Instruction:
Write out the material exactly. Do not include the pictures.

--- BEGIN Information given ---

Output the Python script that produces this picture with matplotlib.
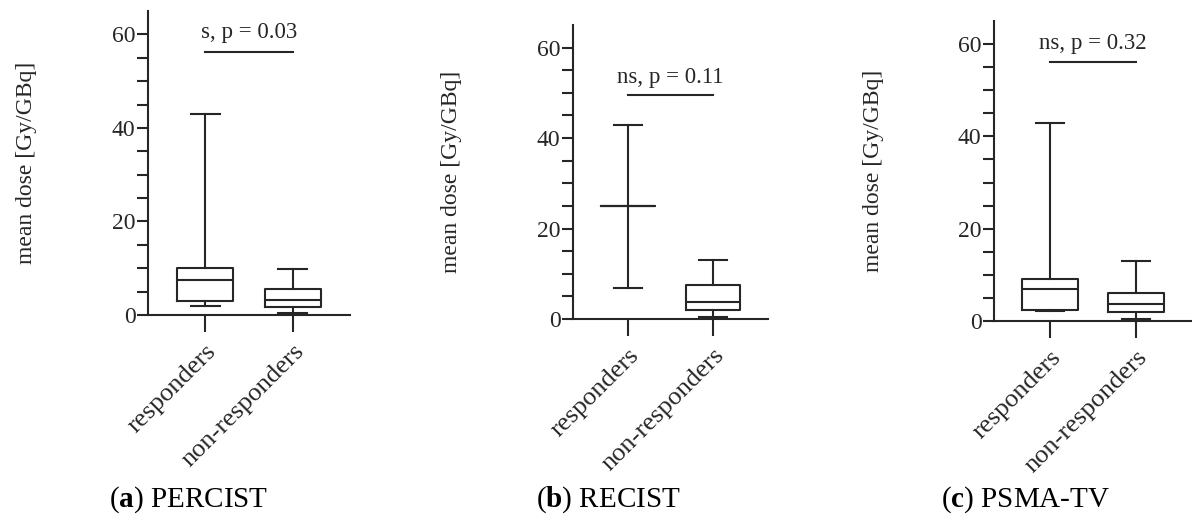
import matplotlib
matplotlib.use('Agg')
import matplotlib.pyplot as plt

# data (mean dose, Gy/GBq)
groups = ['responders', 'non-responders']

percist_lo = [2.0, 0.4]
percist_q1 = [2.9, 1.8]
percist_med = [7.4, 3.2]
percist_q3 = [10.0, 5.5]
percist_hi = [43.0, 9.9]

recist_lo = [6.8, 0.5]
recist_q1 = [24.9, 2.1]
recist_med = [24.9, 3.7]
recist_q3 = [24.9, 7.5]
recist_hi = [42.8, 13.1]

psma_lo = [2.2, 0.5]
psma_q1 = [2.45, 2.0]
psma_med = [6.9, 3.6]
psma_q3 = [9.1, 6.05]
psma_hi = [42.8, 13.0]

p_labels = ['s, p = 0.03', 'ns, p = 0.11', 'ns, p = 0.32']
bar_y = [56.3, 49.5, 56.1]
captions = [r'($\mathbf{a}$) PERCIST', r'($\mathbf{b}$) RECIST', r'($\mathbf{c}$) PSMA-TV']

plt.rcParams['font.family'] = ['Liberation Serif', 'DejaVu Serif']
plt.rcParams['mathtext.fontset'] = 'custom'
plt.rcParams['mathtext.rm'] = 'Liberation Serif'
plt.rcParams['mathtext.bf'] = 'Liberation Serif:bold'

INK = '#262626'
W, H = 1192, 525

# axes boxes in pixels: left, right, bottom(y from top), top(y from top)
boxes_px = [(148, 350, 315, 11), (573, 768, 319, 25), (994, 1192, 321, 21)]
caption_x = [189, 608, 1026]

panels = [
    (percist_lo, percist_q1, percist_med, percist_q3, percist_hi),
    (recist_lo, recist_q1, recist_med, recist_q3, recist_hi),
    (psma_lo, psma_q1, psma_med, psma_q3, psma_hi),
]

fig = plt.figure(figsize=(W / 100, H / 100), dpi=100)

for i, (lo, q1, med, q3, hi) in enumerate(panels):
    l, r, b, t = boxes_px[i]
    ax = fig.add_axes([l / W, (H - b) / H, (r - l) / W, (b - t) / H])

    stats = []
    for j, name in enumerate(groups):
        stats.append(dict(label=name, whislo=lo[j], q1=q1[j], med=med[j],
                          q3=q3[j], whishi=hi[j], fliers=[]))
    line = dict(color=INK, linewidth=1.5)
    ax.bxp(stats, positions=[1, 2], widths=0.64, capwidths=0.33, showfliers=False,
           boxprops=line, medianprops=line, whiskerprops=line, capprops=line)

    ax.set_xlim(0.35, 2.65)
    ax.set_ylim(0, 65)
    ax.set_yticks([0, 20, 40, 60])
    ax.set_yticks(range(0, 65, 5), minor=True)
    ax.set_xticks([1, 2])
    ax.set_xticklabels(groups, rotation=45, ha='right', rotation_mode='anchor',
                       fontsize=19, color=INK)

    for s in ['top', 'right']:
        ax.spines[s].set_visible(False)
    for s in ['left', 'bottom']:
        ax.spines[s].set_color(INK)
        ax.spines[s].set_linewidth(1.5)

    ax.tick_params(axis='y', which='both', length=8, width=1.5, color=INK,
                   labelsize=17, labelcolor=INK, pad=1)
    ax.tick_params(axis='x', length=12, width=1.5, color=INK, pad=6)

    ax.set_ylabel('mean dose [Gy/GBq]', fontsize=17, color=INK)
    ax.yaxis.label.set_va('center')
    ax.yaxis.set_label_coords(-121 / (r - l), 0.5)

    # significance bar
    ax.plot([1, 2], [bar_y[i], bar_y[i]], color=INK, linewidth=1.5, clip_on=False)
    ax.text(1.5, bar_y[i] + 4.0, p_labels[i], ha='center', va='center',
            fontsize=16.5, color=INK)

    fig.text(caption_x[i] / W, 1 - 500 / H, captions[i], ha='center', va='center',
             fontsize=21, color='black')

fig.savefig('out.png', dpi=100, facecolor='white')
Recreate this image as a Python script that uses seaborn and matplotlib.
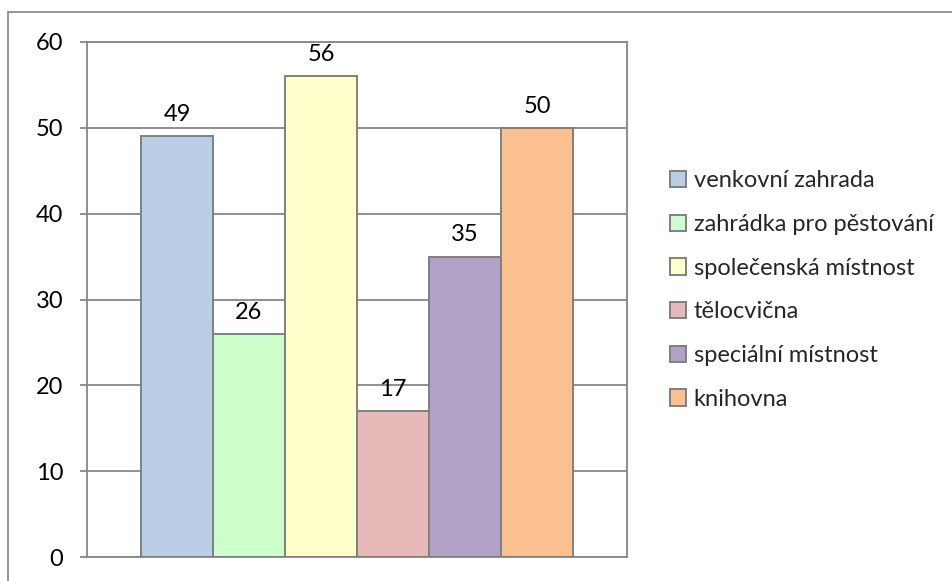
import matplotlib
matplotlib.use("Agg")
import matplotlib.pyplot as plt
import matplotlib.patches as mpatches
import seaborn as sns
import pandas as pd

# Room preferences (number of answers)
categories = ["venkovní zahrada", "zahrádka pro pěstování", "společenská místnost",
              "tělocvična", "speciální místnost", "knihovna"]
values = [49, 26, 56, 17, 35, 50]
colors = ["#B9CDE5", "#CCFFCC", "#FFFFCC", "#E6B9B8", "#B3A2C7", "#FAC090"]
y_ticks = [0, 10, 20, 30, 40, 50, 60]

df = pd.DataFrame({"group": [""] * len(categories), "prostor": categories, "počet": values})

sns.set_theme(style="white")
plt.rcParams["font.family"] = ["Lato", "DejaVu Sans"]

GRAY = "#868686"
FS = 17

fig = plt.figure(figsize=(9.53, 5.81), dpi=100)
ax = fig.add_axes([87 / 953, 24 / 581, 540 / 953, 515 / 581])

sns.barplot(data=df, x="group", y="počet", hue="prostor", hue_order=categories,
            palette=colors, saturation=1, width=0.8, edgecolor="#808080",
            linewidth=1.4, ax=ax, zorder=3)

ax.set_xlim(-0.5, 0.5)
ax.set_ylim(0, 60)
ax.set_yticks(y_ticks)
ax.set_xticks([])
ax.set_xlabel("")
ax.set_ylabel("")
ax.grid(axis="y", color=GRAY, linewidth=1.3, zorder=0)
ax.set_axisbelow(True)

for s in ax.spines.values():
    s.set_color(GRAY)
    s.set_linewidth(1.3)
    s.set_visible(True)

ax.tick_params(axis="y", direction="out", length=5, width=1.3, color=GRAY,
               pad=12, labelsize=FS, labelcolor="black", left=True)

for cont in ax.containers:
    ax.bar_label(cont, padding=8, fontsize=FS, color="black")

sns.move_legend(ax, loc="center left", bbox_to_anchor=(661 / 953, 291 / 581),
                bbox_transform=fig.transFigure, frameon=False, title=None,
                fontsize=FS, handlelength=0.68, handleheight=0.68,
                handletextpad=0.3, labelspacing=0.96, borderaxespad=0)

# Outer chart frame
fig.patches.append(mpatches.Rectangle((8 / 953, -0.1), 1.1, (581 - 12) / 581 + 0.1,
                                      transform=fig.transFigure, fill=False,
                                      edgecolor="#8c8c8c", linewidth=1.3,
                                      clip_on=False))

fig.savefig("out.png", dpi=100)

--- END Information given ---

Task result:
Output the Python script that produces this picture with matplotlib.
import matplotlib
matplotlib.use('Agg')
import matplotlib.pyplot as plt

# data (mean dose, Gy/GBq)
groups = ['responders', 'non-responders']

percist_lo = [2.0, 0.4]
percist_q1 = [2.9, 1.8]
percist_med = [7.4, 3.2]
percist_q3 = [10.0, 5.5]
percist_hi = [43.0, 9.9]

recist_lo = [6.8, 0.5]
recist_q1 = [24.9, 2.1]
recist_med = [24.9, 3.7]
recist_q3 = [24.9, 7.5]
recist_hi = [42.8, 13.1]

psma_lo = [2.2, 0.5]
psma_q1 = [2.45, 2.0]
psma_med = [6.9, 3.6]
psma_q3 = [9.1, 6.05]
psma_hi = [42.8, 13.0]

p_labels = ['s, p = 0.03', 'ns, p = 0.11', 'ns, p = 0.32']
bar_y = [56.3, 49.5, 56.1]
captions = [r'($\mathbf{a}$) PERCIST', r'($\mathbf{b}$) RECIST', r'($\mathbf{c}$) PSMA-TV']

plt.rcParams['font.family'] = ['Liberation Serif', 'DejaVu Serif']
plt.rcParams['mathtext.fontset'] = 'custom'
plt.rcParams['mathtext.rm'] = 'Liberation Serif'
plt.rcParams['mathtext.bf'] = 'Liberation Serif:bold'

INK = '#262626'
W, H = 1192, 525

# axes boxes in pixels: left, right, bottom(y from top), top(y from top)
boxes_px = [(148, 350, 315, 11), (573, 768, 319, 25), (994, 1192, 321, 21)]
caption_x = [189, 608, 1026]

panels = [
    (percist_lo, percist_q1, percist_med, percist_q3, percist_hi),
    (recist_lo, recist_q1, recist_med, recist_q3, recist_hi),
    (psma_lo, psma_q1, psma_med, psma_q3, psma_hi),
]

fig = plt.figure(figsize=(W / 100, H / 100), dpi=100)

for i, (lo, q1, med, q3, hi) in enumerate(panels):
    l, r, b, t = boxes_px[i]
    ax = fig.add_axes([l / W, (H - b) / H, (r - l) / W, (b - t) / H])

    stats = []
    for j, name in enumerate(groups):
        stats.append(dict(label=name, whislo=lo[j], q1=q1[j], med=med[j],
                          q3=q3[j], whishi=hi[j], fliers=[]))
    line = dict(color=INK, linewidth=1.5)
    ax.bxp(stats, positions=[1, 2], widths=0.64, capwidths=0.33, showfliers=False,
           boxprops=line, medianprops=line, whiskerprops=line, capprops=line)

    ax.set_xlim(0.35, 2.65)
    ax.set_ylim(0, 65)
    ax.set_yticks([0, 20, 40, 60])
    ax.set_yticks(range(0, 65, 5), minor=True)
    ax.set_xticks([1, 2])
    ax.set_xticklabels(groups, rotation=45, ha='right', rotation_mode='anchor',
                       fontsize=19, color=INK)

    for s in ['top', 'right']:
        ax.spines[s].set_visible(False)
    for s in ['left', 'bottom']:
        ax.spines[s].set_color(INK)
        ax.spines[s].set_linewidth(1.5)

    ax.tick_params(axis='y', which='both', length=8, width=1.5, color=INK,
                   labelsize=17, labelcolor=INK, pad=1)
    ax.tick_params(axis='x', length=12, width=1.5, color=INK, pad=6)

    ax.set_ylabel('mean dose [Gy/GBq]', fontsize=17, color=INK)
    ax.yaxis.label.set_va('center')
    ax.yaxis.set_label_coords(-121 / (r - l), 0.5)

    # significance bar
    ax.plot([1, 2], [bar_y[i], bar_y[i]], color=INK, linewidth=1.5, clip_on=False)
    ax.text(1.5, bar_y[i] + 4.0, p_labels[i], ha='center', va='center',
            fontsize=16.5, color=INK)

    fig.text(caption_x[i] / W, 1 - 500 / H, captions[i], ha='center', va='center',
             fontsize=21, color='black')

fig.savefig('out.png', dpi=100, facecolor='white')
Recreate this image as a Python script that uses seaborn and matplotlib.
import matplotlib
matplotlib.use("Agg")
import matplotlib.pyplot as plt
import matplotlib.patches as mpatches
import seaborn as sns
import pandas as pd

# Room preferences (number of answers)
categories = ["venkovní zahrada", "zahrádka pro pěstování", "společenská místnost",
              "tělocvična", "speciální místnost", "knihovna"]
values = [49, 26, 56, 17, 35, 50]
colors = ["#B9CDE5", "#CCFFCC", "#FFFFCC", "#E6B9B8", "#B3A2C7", "#FAC090"]
y_ticks = [0, 10, 20, 30, 40, 50, 60]

df = pd.DataFrame({"group": [""] * len(categories), "prostor": categories, "počet": values})

sns.set_theme(style="white")
plt.rcParams["font.family"] = ["Lato", "DejaVu Sans"]

GRAY = "#868686"
FS = 17

fig = plt.figure(figsize=(9.53, 5.81), dpi=100)
ax = fig.add_axes([87 / 953, 24 / 581, 540 / 953, 515 / 581])

sns.barplot(data=df, x="group", y="počet", hue="prostor", hue_order=categories,
            palette=colors, saturation=1, width=0.8, edgecolor="#808080",
            linewidth=1.4, ax=ax, zorder=3)

ax.set_xlim(-0.5, 0.5)
ax.set_ylim(0, 60)
ax.set_yticks(y_ticks)
ax.set_xticks([])
ax.set_xlabel("")
ax.set_ylabel("")
ax.grid(axis="y", color=GRAY, linewidth=1.3, zorder=0)
ax.set_axisbelow(True)

for s in ax.spines.values():
    s.set_color(GRAY)
    s.set_linewidth(1.3)
    s.set_visible(True)

ax.tick_params(axis="y", direction="out", length=5, width=1.3, color=GRAY,
               pad=12, labelsize=FS, labelcolor="black", left=True)

for cont in ax.containers:
    ax.bar_label(cont, padding=8, fontsize=FS, color="black")

sns.move_legend(ax, loc="center left", bbox_to_anchor=(661 / 953, 291 / 581),
                bbox_transform=fig.transFigure, frameon=False, title=None,
                fontsize=FS, handlelength=0.68, handleheight=0.68,
                handletextpad=0.3, labelspacing=0.96, borderaxespad=0)

# Outer chart frame
fig.patches.append(mpatches.Rectangle((8 / 953, -0.1), 1.1, (581 - 12) / 581 + 0.1,
                                      transform=fig.transFigure, fill=False,
                                      edgecolor="#8c8c8c", linewidth=1.3,
                                      clip_on=False))

fig.savefig("out.png", dpi=100)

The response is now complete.